I know of two projects (Python and Bazaar) that have effectively done
this kind of thing, and "a bit" is a huge underestimate of the time
that experienced developers need to provide.  Emacs might be somewhat
less, because Python has a fair amount of formal process and Bazaar's
process was extreme and a lot of the mentoring effort was helping the
newcomer get with the program.  Still, the pure developer mentoring
aspect is quite expensive.

I think both projects got ample return for the effort, but it was also
quite clear that there are two types of experienced developers: those
who enjoy personal benefits from being mentors, and those who don't.

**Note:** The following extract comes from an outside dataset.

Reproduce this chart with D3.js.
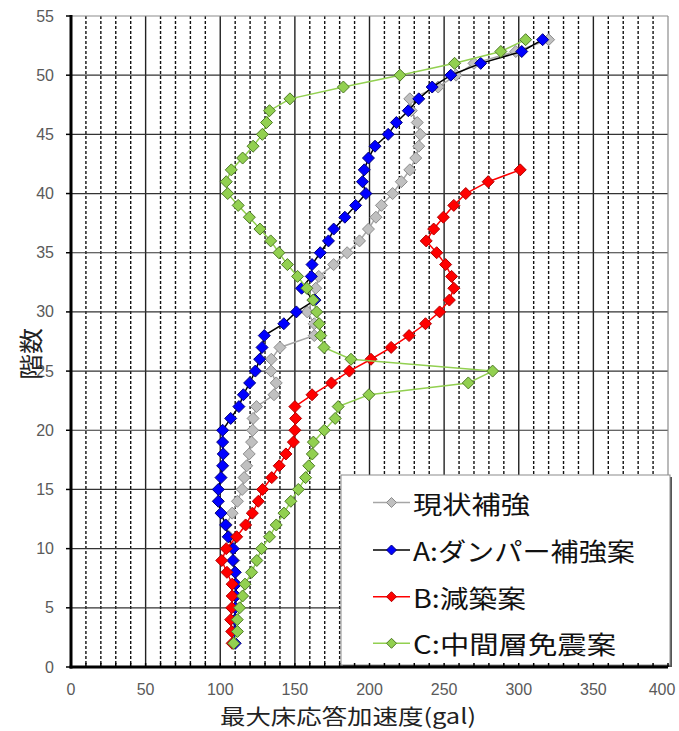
<!DOCTYPE html>
<html><head><meta charset="utf-8">
<script src="https://cdn.jsdelivr.net/npm/d3@7"></script>
<style>html,body{margin:0;padding:0;background:#fff;}svg{display:block;}</style>
</head><body>
<svg id="c" width="679" height="731"></svg>
<script>
// ---- data ----
const floorsFull = [2,3,4,5,6,7,8,9,10,11,12,13,14,15,16,17,18,19,20,21,22,23,24,25,26,27,28,29,30,31,32,33,34,35,36,37,38,39,40,41,42,43,44,45,46,47,48,49,50,51,52,53];
const floorsB = [2,3,4,5,6,7,8,9,10,11,12,13,14,15,16,17,18,19,20,21,22,23,24,25,26,27,28,29,30,31,32,33,34,35,36,37,38,39,40,41,42];
const genjo = [109,109,110,110,110,110,110,109,108,106,104,108,111.5,114.7,116,117.7,119.4,121,121.7,122,124.3,136,137.5,134,134.2,140,163,163,158.3,162,164,166,176,185,193.3,199.3,204.3,208,215.5,221.3,227,231,233,234,232,228,227,246,258,270,298,320];
const seriesA = [110,110,110,110,110.5,110.5,110,108.5,108.7,105.3,103.6,100.5,98.7,98.7,100.5,101.6,102,101.6,101.6,107,112.5,115.5,119.7,123.5,126.4,128,129.5,142.6,151,163.5,154.5,161,161.5,167,172.5,176,183.5,190.7,197.6,195.3,196.5,199.3,203.7,212.5,218,226,233,242,254.5,274.5,302,316];
const seriesB = [108,107.7,107,107.7,108,108,104.5,101,104,111,117,121.5,125.5,128.4,134.5,139.5,144,149,150,150.5,150,161.5,174.5,186.5,201,214.5,226.5,237.5,247,253.5,256.5,255,251,245,238,243,249.5,256.5,264.5,279.5,301];
const seriesC = [109,111.5,111.4,113,115,116.6,121,124.5,127.7,133,137.5,142.7,147.3,152.3,157.2,159.3,161.7,162.4,169.7,177,179,199.6,266.2,282.5,187.6,169.5,167.3,166.3,164.6,162.3,158,151.8,145,139.3,133.8,126.6,119.5,112,105,104,107.4,115,122,128.2,131,133,146.7,182.5,220.4,257,288,304.6];
const seriesNames = ["現状補強","A:ダンパー補強案","B:減築案","C:中間層免震案"];
const xTickLabels = [0,50,100,150,200,250,300,350,400];
const yTickLabels = [0,5,10,15,20,25,30,35,40,45,50,55];
const xMinor = [0,10,20,30,40,50,60,70,80,90,100,110,120,130,140,150,160,170,180,190,200,210,220,230,240,250,260,270,280,290,300,310,320,330,340,350,360,370,380,390,400];
const xTitle = "最大床応答加速度(gal)";
const yTitle = "階数";

// ---- layout ----
const svg = d3.select("#c");
const L = 71, R = 668, T = 16, B = 667;
const x = d3.scaleLinear().domain([0,400]).range([L,R]);
const y = d3.scaleLinear().domain([0,55]).range([B,T]);

const styles = [
  {line:"#a6a6a6", fill:"#c0c0c0", stroke:"#8c8c8c"},
  {line:"#000000", fill:"#0000ff", stroke:"#00007a"},
  {line:"#ff0000", fill:"#ff0000", stroke:"#b00000"},
  {line:"#92d050", fill:"#92d050", stroke:"#4e7a26"}
];
const seriesData = [
  floorsFull.map((f,i)=>[genjo[i],f]),
  floorsFull.map((f,i)=>[seriesA[i],f]),
  floorsB.map((f,i)=>[seriesB[i],f]),
  floorsFull.map((f,i)=>[seriesC[i],f])
];

// grid: dashed minor verticals
const g = svg.append("g");
g.selectAll("line.minor").data(xMinor.filter(v=>v%50!==0)).enter().append("line")
  .attr("x1",d=>x(d)).attr("x2",d=>x(d)).attr("y1",T).attr("y2",B)
  .attr("stroke","#111").attr("stroke-width",1.4).attr("stroke-dasharray","3,2");
// solid major verticals
g.selectAll("line.major").data(xTickLabels.filter(v=>v>0 && v<400)).enter().append("line")
  .attr("x1",d=>x(d)).attr("x2",d=>x(d)).attr("y1",T).attr("y2",B)
  .attr("stroke","#222").attr("stroke-width",1.4);
// horizontal gridlines
g.selectAll("line.h").data(yTickLabels.filter(v=>v>0 && v<55)).enter().append("line")
  .attr("x1",L).attr("x2",R).attr("y1",d=>y(d)).attr("y2",d=>y(d))
  .attr("stroke","#333").attr("stroke-width",1.2);
// top and right border
g.append("line").attr("x1",L).attr("x2",R).attr("y1",T).attr("y2",T).attr("stroke","#8c8c8c").attr("stroke-width",1.2);
g.append("line").attr("x1",R).attr("x2",R).attr("y1",T).attr("y2",B).attr("stroke","#8c8c8c").attr("stroke-width",1.2);

// series
const line = d3.line().x(d=>x(d[0])).y(d=>y(d[1]));
const diamond = "M0,-6L6,0L0,6L-6,0Z";
seriesData.forEach((data,i)=>{
  const s = styles[i];
  const sg = svg.append("g");
  sg.append("path").datum(data).attr("d",line).attr("fill","none")
    .attr("stroke",s.line).attr("stroke-width",1.5);
  sg.selectAll("path.m").data(data).enter().append("path")
    .attr("d",diamond).attr("transform",d=>`translate(${x(d[0])},${y(d[1])})`)
    .attr("fill",s.fill).attr("stroke",s.stroke).attr("stroke-width",1);
});

// legend
const lg = svg.append("g");
const lx = 341, ly = 475, lw = 329, lh = 190;
lg.append("rect").attr("x",lx+2).attr("y",ly+2).attr("width",lw).attr("height",lh).attr("fill","#555");
lg.append("rect").attr("x",lx).attr("y",ly).attr("width",lw).attr("height",lh).attr("fill","#fff").attr("stroke","#8c8c8c").attr("stroke-width",1);
const rowY = [502.5, 550, 596.7, 643.3];
const textLens = [117, 222, 113, 203];
seriesNames.forEach((name,i)=>{
  const s = styles[i];
  lg.append("line").attr("x1",373).attr("x2",410).attr("y1",rowY[i]).attr("y2",rowY[i])
    .attr("stroke", i===1 ? "#000" : s.line).attr("stroke-width",1.5);
  lg.append("path").attr("d","M0,-5L5,0L0,5L-5,0Z").attr("transform",`translate(391.5,${rowY[i]})`)
    .attr("fill",s.fill).attr("stroke",s.stroke).attr("stroke-width",1);
  lg.append("text").attr("x",413).attr("y",rowY[i]).attr("dominant-baseline","central")
    .attr("font-family","'Noto Sans CJK JP','Noto Sans',sans-serif").attr("font-size",25)
    .attr("fill","#111").attr("textLength",textLens[i]).attr("lengthAdjust","spacingAndGlyphs")
    .text(name);
});

// axes
const ax = svg.append("g");
// left axis
ax.append("line").attr("x1",L).attr("x2",L).attr("y1",T-1).attr("y2",B+1.5).attr("stroke","#000").attr("stroke-width",3);
ax.selectAll("line.yt").data(yTickLabels).enter().append("line")
  .attr("x1",L-5).attr("x2",L).attr("y1",d=>y(d)).attr("y2",d=>y(d)).attr("stroke","#000").attr("stroke-width",1.5);
// bottom axis
ax.append("line").attr("x1",L-1.5).attr("x2",R).attr("y1",B).attr("y2",B).attr("stroke","#000").attr("stroke-width",3);
ax.selectAll("line.xt").data(xMinor).enter().append("line")
  .attr("x1",d=>x(d)).attr("x2",d=>x(d)).attr("y1",B-4).attr("y2",B).attr("stroke","#000").attr("stroke-width",1.5);

// tick labels
ax.selectAll("text.yl").data(yTickLabels).enter().append("text")
  .attr("x",54).attr("y",d=>y(d)).attr("dominant-baseline","central").attr("text-anchor","end")
  .attr("font-family","'Liberation Sans',Arial,sans-serif").attr("font-size",16).attr("fill","#5a5a5a")
  .text(d=>d);
ax.selectAll("text.xl").data(xTickLabels).enter().append("text")
  .attr("x",d=>Math.min(x(d), 662)).attr("y",689).attr("dominant-baseline","central").attr("text-anchor","middle")
  .attr("font-family","'Liberation Sans',Arial,sans-serif").attr("font-size",16).attr("fill","#5a5a5a")
  .text(d=>d);

// titles
svg.append("text").attr("x",348).attr("y",715).attr("dominant-baseline","central").attr("text-anchor","middle")
  .attr("font-family","'Noto Sans CJK JP','Noto Sans',sans-serif").attr("font-size",21).attr("fill","#222")
  .attr("textLength",256).attr("lengthAdjust","spacingAndGlyphs").text(xTitle);
svg.append("text").attr("transform","translate(29,354) rotate(-90)").attr("dominant-baseline","central").attr("text-anchor","middle")
  .attr("font-family","'Noto Sans CJK JP','Noto Sans',sans-serif").attr("font-size",24).attr("fill","#222")
  .attr("textLength",52).attr("lengthAdjust","spacingAndGlyphs").text(yTitle);
</script>
</body></html>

 > E.g. someone says: "I have an hour of free time, I'll fix
 > something in emacs."

People just don't do that very often.  Itches and scratching, ya
know.  That kind of behavior is *much* more popular among core
developers than casual contributors.

 > and he goes to this list, picks a task, does it, sends the patch
 > and it can be crossed out.

But "pick" is a problem, and it makes time estimation difficult.  I've
often asked for people to deal with NEWS, and get no takers.  (It is
possible to require committers to write NEWS, as Emacs does.)  Tasks
like that are easy to estimate: just estimate how much time it would
take you to do it.  People mostly want to work on bugs or features and
develop their design and coding skills.  A few will work on tests
(more code!).  All of these may require far more time (and help) for
the newcomer than for an experienced developer.  And any code requires
review, especially from new contributors.  (Note that all review has a
mentoring component, of course, but review != mentoring by a long
shot.)  Usually some core contributor effort (in the form of applying
a patch to a workspace, committing, and pushing to the trunk) will be
required as well, until the "casual" contributor becomes a regular.

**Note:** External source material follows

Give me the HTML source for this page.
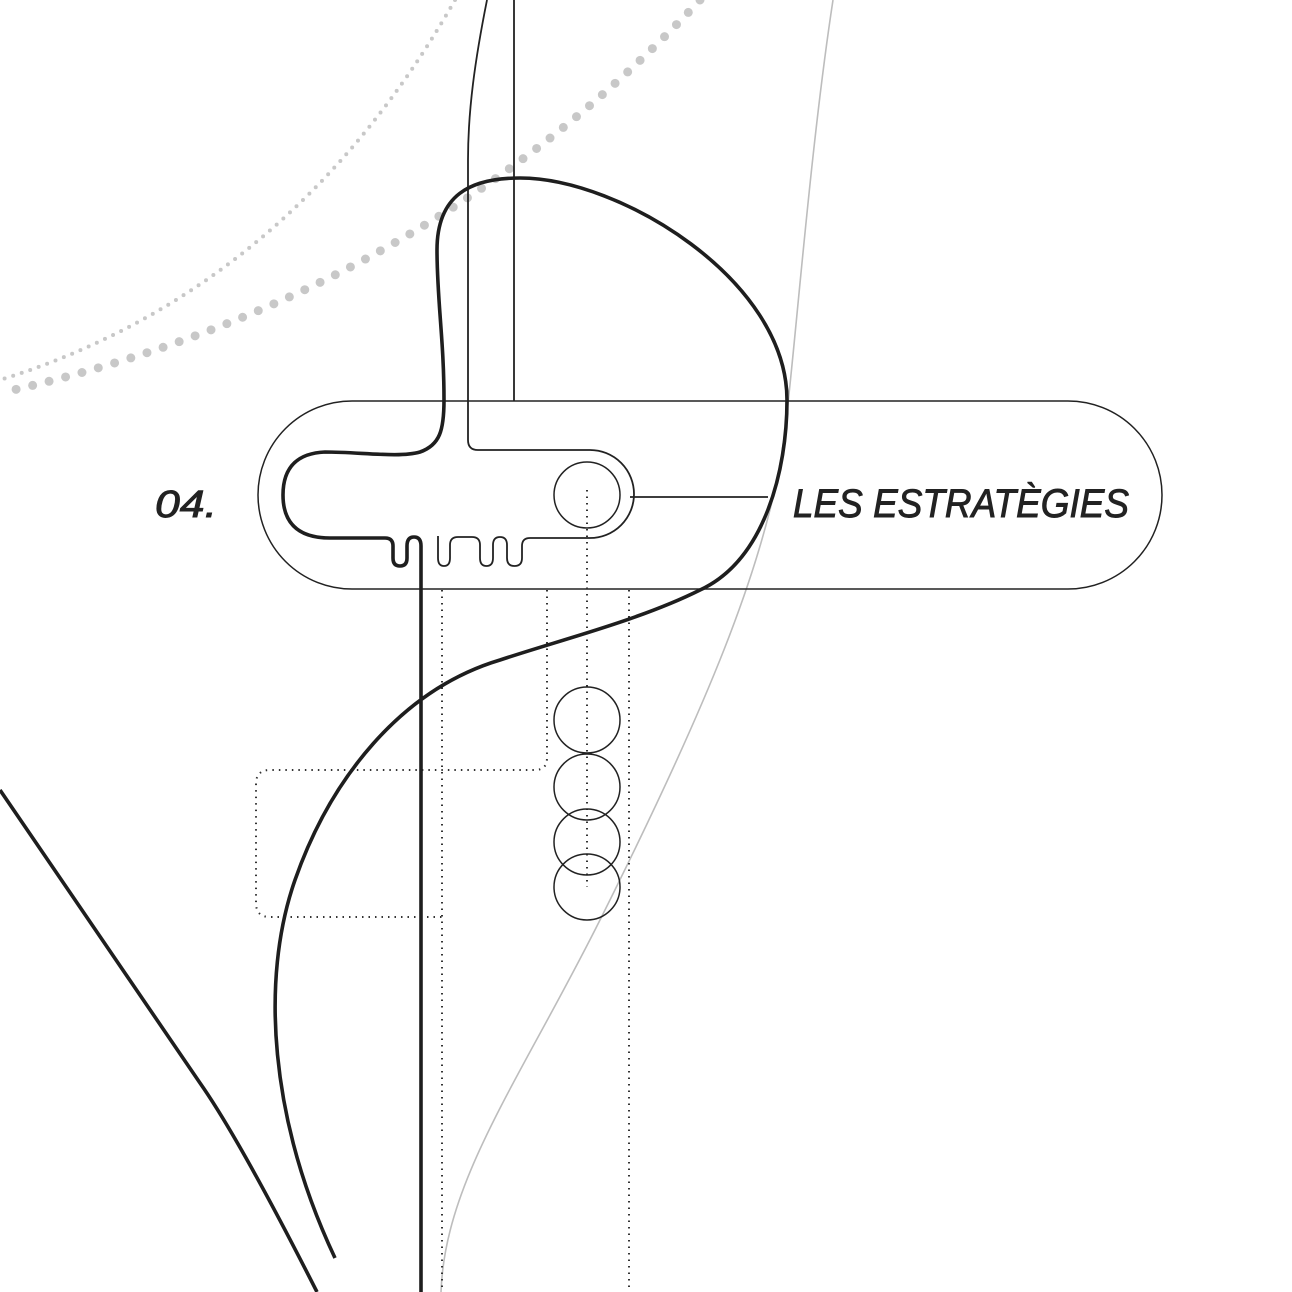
<!DOCTYPE html>
<html><head><meta charset="utf-8"><style>html,body{margin:0;padding:0;background:#fff}svg{display:block}</style></head>
<body>
<svg width="1292" height="1292" viewBox="0 0 1292 1292" xmlns="http://www.w3.org/2000/svg">
<rect width="1292" height="1292" fill="#fff"/>
<path d="M700,0 Q420,300 0,393" fill="none" stroke="#c8c8c8" stroke-width="9" stroke-linecap="round" stroke-dasharray="0 17"/>
<path d="M455,0 Q290,290 0,380" fill="none" stroke="#c8c8c8" stroke-width="4" stroke-linecap="round" stroke-dasharray="0 9"/>
<path d="M833,0 C810,150 795,350 785,430 C770,560 700,720 600,920 C520,1080 445,1180 441,1292" fill="none" stroke="#bdbdbd" stroke-width="1.6"/>
<rect x="258" y="401" width="904" height="188" rx="94" fill="none" stroke="#222" stroke-width="1.5"/>
<g fill="none" stroke="#333" stroke-width="2" stroke-dasharray="1.5 5">
<path d="M442,590 V1292"/>
<path d="M629,590 V1292"/>
<path d="M587,490 V887"/>
<path d="M547,590 V758 Q547,770 535,770 H270 Q256,770 256,784 V903 Q256,917 270,917 H442"/>
</g>
<g fill="none" stroke="#222" stroke-width="1.5">
<circle cx="587" cy="495" r="33"/>
<circle cx="587" cy="720" r="33"/>
<circle cx="587" cy="787" r="33"/>
<circle cx="587" cy="842" r="33"/>
<circle cx="587" cy="887" r="33"/>
</g>
<g fill="none" stroke="#222" stroke-width="1.8">
<path d="M514,0 V401"/>
<path d="M487,0 C475,60 468,110 468,160 L468,440 Q468,450 478,450 L590,450 A44,44 0 0 1 590,538 L530,538 Q522,538 522,546 L522,558 Q522,566 514.5,566 Q507,566 507,558 L507,545 Q507,537 500,537 Q493,537 493,545 L493,558 Q493,566 486.5,566 Q480,566 480,558 L480,545 Q480,537 472,537 L458,537 Q450,537 450,545 L450,558 Q450,566 444,566 Q438,566 438,558 L438,536"/>
<path d="M630,497 H768"/>
</g>
<g fill="none" stroke="#1e1e1e" stroke-width="3.6">
<path d="M421,1292 L421,546 Q421,537 414,537 Q407,537 407,546 L407,558 Q407,566 400,566 Q393,566 393,558 L393,546 Q393,538 385,538 L330,538 C295,538 283,520 283,495 C283,465 300,453 325,452 C360,452 400,458 420,452 C440,445 444,430 444,400 C444,340 437,300 437,250 C437,195 470,178 520,178 C620,178 787,280 787,400 C787,470 765,560 700,590 C640,620 560,640 500,660 C400,690 330,780 295,880 C260,980 270,1120 335,1258"/>
<path d="M0,790 L200,1083 Q240,1140 317,1292"/>
</g>
<text x="155" y="517" font-family="Liberation Sans, sans-serif" font-style="italic" font-size="38" fill="#222" stroke="#222" stroke-width="0.9" textLength="62" lengthAdjust="spacingAndGlyphs">04.</text>
<text x="793" y="517" font-family="Liberation Sans, sans-serif" font-style="italic" font-size="40" fill="#222" stroke="#222" stroke-width="0.9" textLength="336" lengthAdjust="spacingAndGlyphs">LES ESTRATÈGIES</text>
</svg>
</body></html>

 > So the regular developers would regularly add these small
 > tasks to the list which could be done by the casual 
 > contributors, so it would free up core developers to work
 > on other, more demanding tasks.

In Python and Bazaar, it did *not* free up core developers.  What
actually happened with Bazaar was a few regular contributors were
recruited (but they bailed out too when Canonical started withdrawing
manpower).  With Python (and more recent experience) what is happening
is that GSoC wannabes are flocking to the mentorship program.  That
biases things in favor of code too (Google doesn't permit
documentation or even pure testing tasks in GSoC).

Net, it has balanced out for both.  The main benefit was a few new
regular contributors who might not have become regulars without
mentoring, as well as a general "newcomers welcome" atmosphere that I
believe attracted new developers with little-to-no need for mentoring.

 > It seems to me the little more administration which 
 > consists of adding these tasks to this list would
 > be worth it.

I think we've found your "little task"! ;-)  Seriously, it's worth
doing, but curating such a list is a specific task, it's not a good
one for distributed effort "a little by each core contributor."